### Do this
Quote, verbatim, all material below, without pictures.

━━━━━━━━

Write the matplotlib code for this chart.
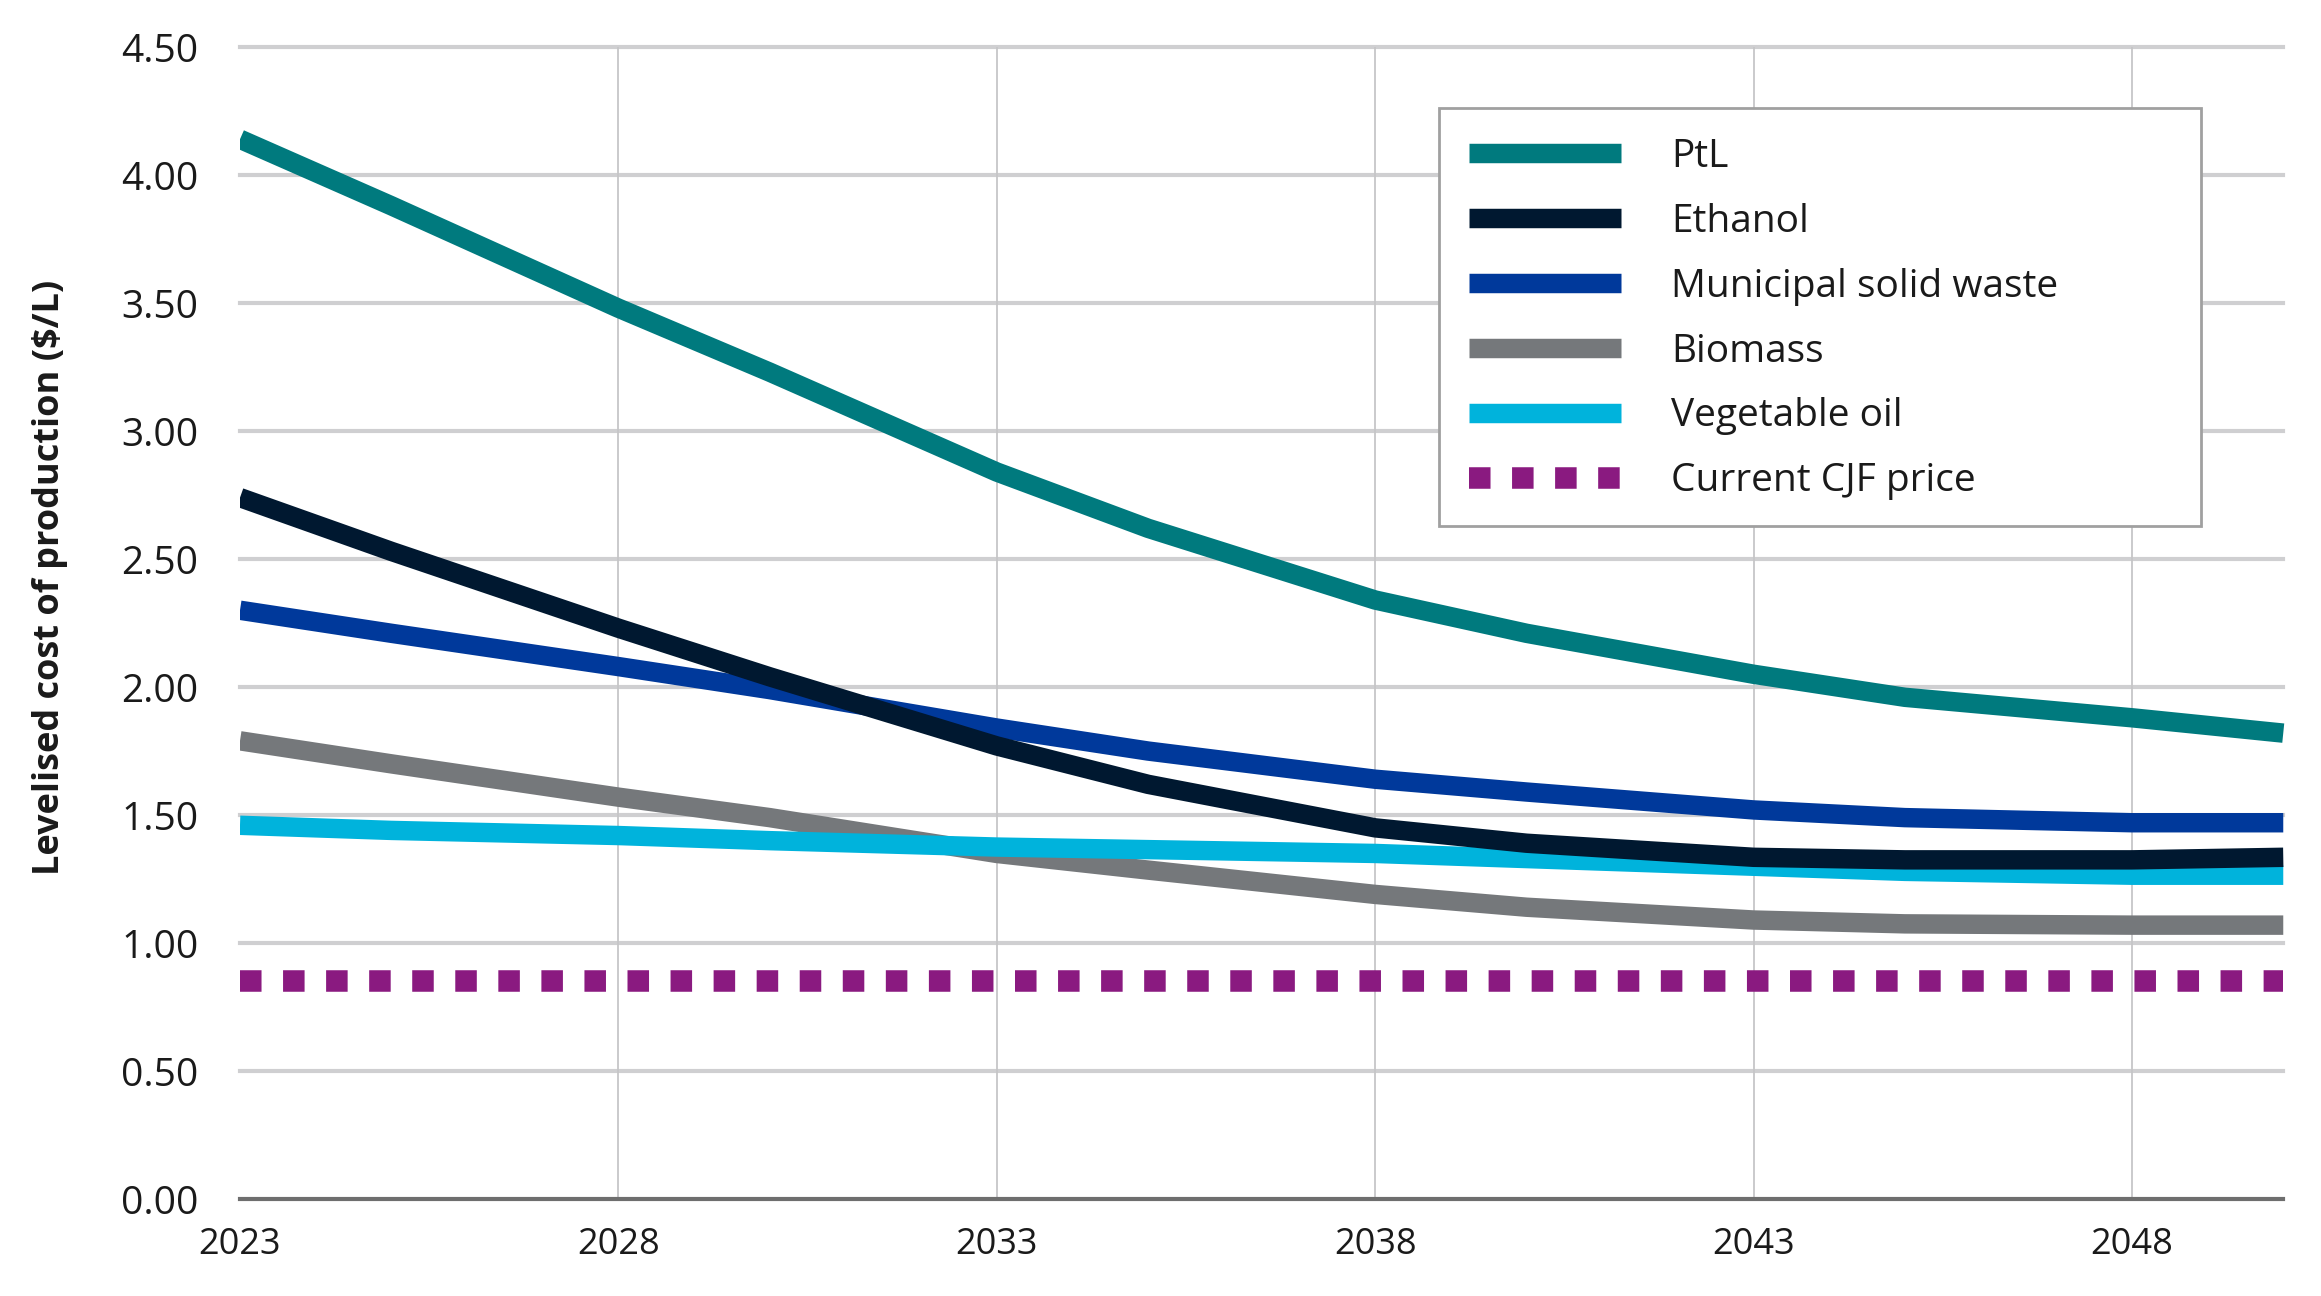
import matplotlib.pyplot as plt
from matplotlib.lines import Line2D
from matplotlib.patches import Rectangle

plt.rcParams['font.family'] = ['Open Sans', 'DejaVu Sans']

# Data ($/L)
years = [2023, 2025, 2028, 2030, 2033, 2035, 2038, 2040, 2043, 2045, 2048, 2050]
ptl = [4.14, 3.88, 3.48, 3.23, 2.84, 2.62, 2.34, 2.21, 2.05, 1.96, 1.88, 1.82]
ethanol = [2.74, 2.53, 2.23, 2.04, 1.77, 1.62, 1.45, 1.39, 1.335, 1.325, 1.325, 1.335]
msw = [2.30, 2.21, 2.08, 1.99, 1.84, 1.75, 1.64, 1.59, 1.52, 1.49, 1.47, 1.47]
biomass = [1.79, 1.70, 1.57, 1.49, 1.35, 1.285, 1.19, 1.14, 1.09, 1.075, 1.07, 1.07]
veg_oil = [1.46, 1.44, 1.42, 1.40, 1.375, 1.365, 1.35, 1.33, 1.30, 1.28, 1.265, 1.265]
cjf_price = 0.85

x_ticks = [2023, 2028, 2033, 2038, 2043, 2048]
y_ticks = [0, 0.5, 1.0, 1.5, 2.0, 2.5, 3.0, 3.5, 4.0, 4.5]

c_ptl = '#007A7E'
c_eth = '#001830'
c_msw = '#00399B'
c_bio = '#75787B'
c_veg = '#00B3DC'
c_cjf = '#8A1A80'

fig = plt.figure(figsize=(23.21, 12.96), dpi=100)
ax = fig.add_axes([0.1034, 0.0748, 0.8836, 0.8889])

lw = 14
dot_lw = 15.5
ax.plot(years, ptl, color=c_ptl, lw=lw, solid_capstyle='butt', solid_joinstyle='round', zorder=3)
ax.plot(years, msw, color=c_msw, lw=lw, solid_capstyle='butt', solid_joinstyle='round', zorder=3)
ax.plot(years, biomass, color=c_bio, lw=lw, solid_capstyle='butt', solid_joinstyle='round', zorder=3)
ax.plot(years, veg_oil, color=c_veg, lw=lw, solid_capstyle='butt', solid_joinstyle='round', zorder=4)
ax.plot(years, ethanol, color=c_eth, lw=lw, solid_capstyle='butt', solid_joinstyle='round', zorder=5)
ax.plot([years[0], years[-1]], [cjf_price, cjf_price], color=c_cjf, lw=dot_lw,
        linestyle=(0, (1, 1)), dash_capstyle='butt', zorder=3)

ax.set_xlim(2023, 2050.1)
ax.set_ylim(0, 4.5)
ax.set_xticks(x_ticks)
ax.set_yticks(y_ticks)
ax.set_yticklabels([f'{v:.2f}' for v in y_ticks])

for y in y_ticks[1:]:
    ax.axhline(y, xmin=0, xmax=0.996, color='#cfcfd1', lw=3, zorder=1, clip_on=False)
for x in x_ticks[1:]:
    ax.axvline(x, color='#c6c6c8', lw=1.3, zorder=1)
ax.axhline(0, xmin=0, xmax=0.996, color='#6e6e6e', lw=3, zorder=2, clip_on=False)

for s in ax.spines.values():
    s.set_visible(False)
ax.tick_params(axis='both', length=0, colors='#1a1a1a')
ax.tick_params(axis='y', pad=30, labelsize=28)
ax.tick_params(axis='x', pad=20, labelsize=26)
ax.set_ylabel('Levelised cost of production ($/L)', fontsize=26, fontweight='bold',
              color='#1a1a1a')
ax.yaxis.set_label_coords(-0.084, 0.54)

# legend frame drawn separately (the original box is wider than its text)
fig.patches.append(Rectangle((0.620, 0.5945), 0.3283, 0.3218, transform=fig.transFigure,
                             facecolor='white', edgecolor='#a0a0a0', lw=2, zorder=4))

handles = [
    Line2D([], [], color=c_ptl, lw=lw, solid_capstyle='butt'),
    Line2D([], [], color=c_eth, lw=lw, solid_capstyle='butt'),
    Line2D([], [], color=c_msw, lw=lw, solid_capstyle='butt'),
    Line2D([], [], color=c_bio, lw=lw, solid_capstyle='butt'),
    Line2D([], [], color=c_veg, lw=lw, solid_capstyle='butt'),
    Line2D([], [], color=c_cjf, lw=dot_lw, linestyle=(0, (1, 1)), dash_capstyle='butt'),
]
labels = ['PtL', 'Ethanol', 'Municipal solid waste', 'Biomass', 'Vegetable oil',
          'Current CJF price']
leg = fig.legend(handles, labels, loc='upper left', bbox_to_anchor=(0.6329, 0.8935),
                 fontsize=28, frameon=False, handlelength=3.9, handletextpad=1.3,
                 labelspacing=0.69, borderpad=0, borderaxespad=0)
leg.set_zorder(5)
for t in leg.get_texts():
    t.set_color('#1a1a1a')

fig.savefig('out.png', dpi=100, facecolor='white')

━━━━━━━━

### Result of this task
Write the matplotlib code for this chart.
import matplotlib.pyplot as plt
from matplotlib.lines import Line2D
from matplotlib.patches import Rectangle

plt.rcParams['font.family'] = ['Open Sans', 'DejaVu Sans']

# Data ($/L)
years = [2023, 2025, 2028, 2030, 2033, 2035, 2038, 2040, 2043, 2045, 2048, 2050]
ptl = [4.14, 3.88, 3.48, 3.23, 2.84, 2.62, 2.34, 2.21, 2.05, 1.96, 1.88, 1.82]
ethanol = [2.74, 2.53, 2.23, 2.04, 1.77, 1.62, 1.45, 1.39, 1.335, 1.325, 1.325, 1.335]
msw = [2.30, 2.21, 2.08, 1.99, 1.84, 1.75, 1.64, 1.59, 1.52, 1.49, 1.47, 1.47]
biomass = [1.79, 1.70, 1.57, 1.49, 1.35, 1.285, 1.19, 1.14, 1.09, 1.075, 1.07, 1.07]
veg_oil = [1.46, 1.44, 1.42, 1.40, 1.375, 1.365, 1.35, 1.33, 1.30, 1.28, 1.265, 1.265]
cjf_price = 0.85

x_ticks = [2023, 2028, 2033, 2038, 2043, 2048]
y_ticks = [0, 0.5, 1.0, 1.5, 2.0, 2.5, 3.0, 3.5, 4.0, 4.5]

c_ptl = '#007A7E'
c_eth = '#001830'
c_msw = '#00399B'
c_bio = '#75787B'
c_veg = '#00B3DC'
c_cjf = '#8A1A80'

fig = plt.figure(figsize=(23.21, 12.96), dpi=100)
ax = fig.add_axes([0.1034, 0.0748, 0.8836, 0.8889])

lw = 14
dot_lw = 15.5
ax.plot(years, ptl, color=c_ptl, lw=lw, solid_capstyle='butt', solid_joinstyle='round', zorder=3)
ax.plot(years, msw, color=c_msw, lw=lw, solid_capstyle='butt', solid_joinstyle='round', zorder=3)
ax.plot(years, biomass, color=c_bio, lw=lw, solid_capstyle='butt', solid_joinstyle='round', zorder=3)
ax.plot(years, veg_oil, color=c_veg, lw=lw, solid_capstyle='butt', solid_joinstyle='round', zorder=4)
ax.plot(years, ethanol, color=c_eth, lw=lw, solid_capstyle='butt', solid_joinstyle='round', zorder=5)
ax.plot([years[0], years[-1]], [cjf_price, cjf_price], color=c_cjf, lw=dot_lw,
        linestyle=(0, (1, 1)), dash_capstyle='butt', zorder=3)

ax.set_xlim(2023, 2050.1)
ax.set_ylim(0, 4.5)
ax.set_xticks(x_ticks)
ax.set_yticks(y_ticks)
ax.set_yticklabels([f'{v:.2f}' for v in y_ticks])

for y in y_ticks[1:]:
    ax.axhline(y, xmin=0, xmax=0.996, color='#cfcfd1', lw=3, zorder=1, clip_on=False)
for x in x_ticks[1:]:
    ax.axvline(x, color='#c6c6c8', lw=1.3, zorder=1)
ax.axhline(0, xmin=0, xmax=0.996, color='#6e6e6e', lw=3, zorder=2, clip_on=False)

for s in ax.spines.values():
    s.set_visible(False)
ax.tick_params(axis='both', length=0, colors='#1a1a1a')
ax.tick_params(axis='y', pad=30, labelsize=28)
ax.tick_params(axis='x', pad=20, labelsize=26)
ax.set_ylabel('Levelised cost of production ($/L)', fontsize=26, fontweight='bold',
              color='#1a1a1a')
ax.yaxis.set_label_coords(-0.084, 0.54)

# legend frame drawn separately (the original box is wider than its text)
fig.patches.append(Rectangle((0.620, 0.5945), 0.3283, 0.3218, transform=fig.transFigure,
                             facecolor='white', edgecolor='#a0a0a0', lw=2, zorder=4))

handles = [
    Line2D([], [], color=c_ptl, lw=lw, solid_capstyle='butt'),
    Line2D([], [], color=c_eth, lw=lw, solid_capstyle='butt'),
    Line2D([], [], color=c_msw, lw=lw, solid_capstyle='butt'),
    Line2D([], [], color=c_bio, lw=lw, solid_capstyle='butt'),
    Line2D([], [], color=c_veg, lw=lw, solid_capstyle='butt'),
    Line2D([], [], color=c_cjf, lw=dot_lw, linestyle=(0, (1, 1)), dash_capstyle='butt'),
]
labels = ['PtL', 'Ethanol', 'Municipal solid waste', 'Biomass', 'Vegetable oil',
          'Current CJF price']
leg = fig.legend(handles, labels, loc='upper left', bbox_to_anchor=(0.6329, 0.8935),
                 fontsize=28, frameon=False, handlelength=3.9, handletextpad=1.3,
                 labelspacing=0.69, borderpad=0, borderaxespad=0)
leg.set_zorder(5)
for t in leg.get_texts():
    t.set_color('#1a1a1a')

fig.savefig('out.png', dpi=100, facecolor='white')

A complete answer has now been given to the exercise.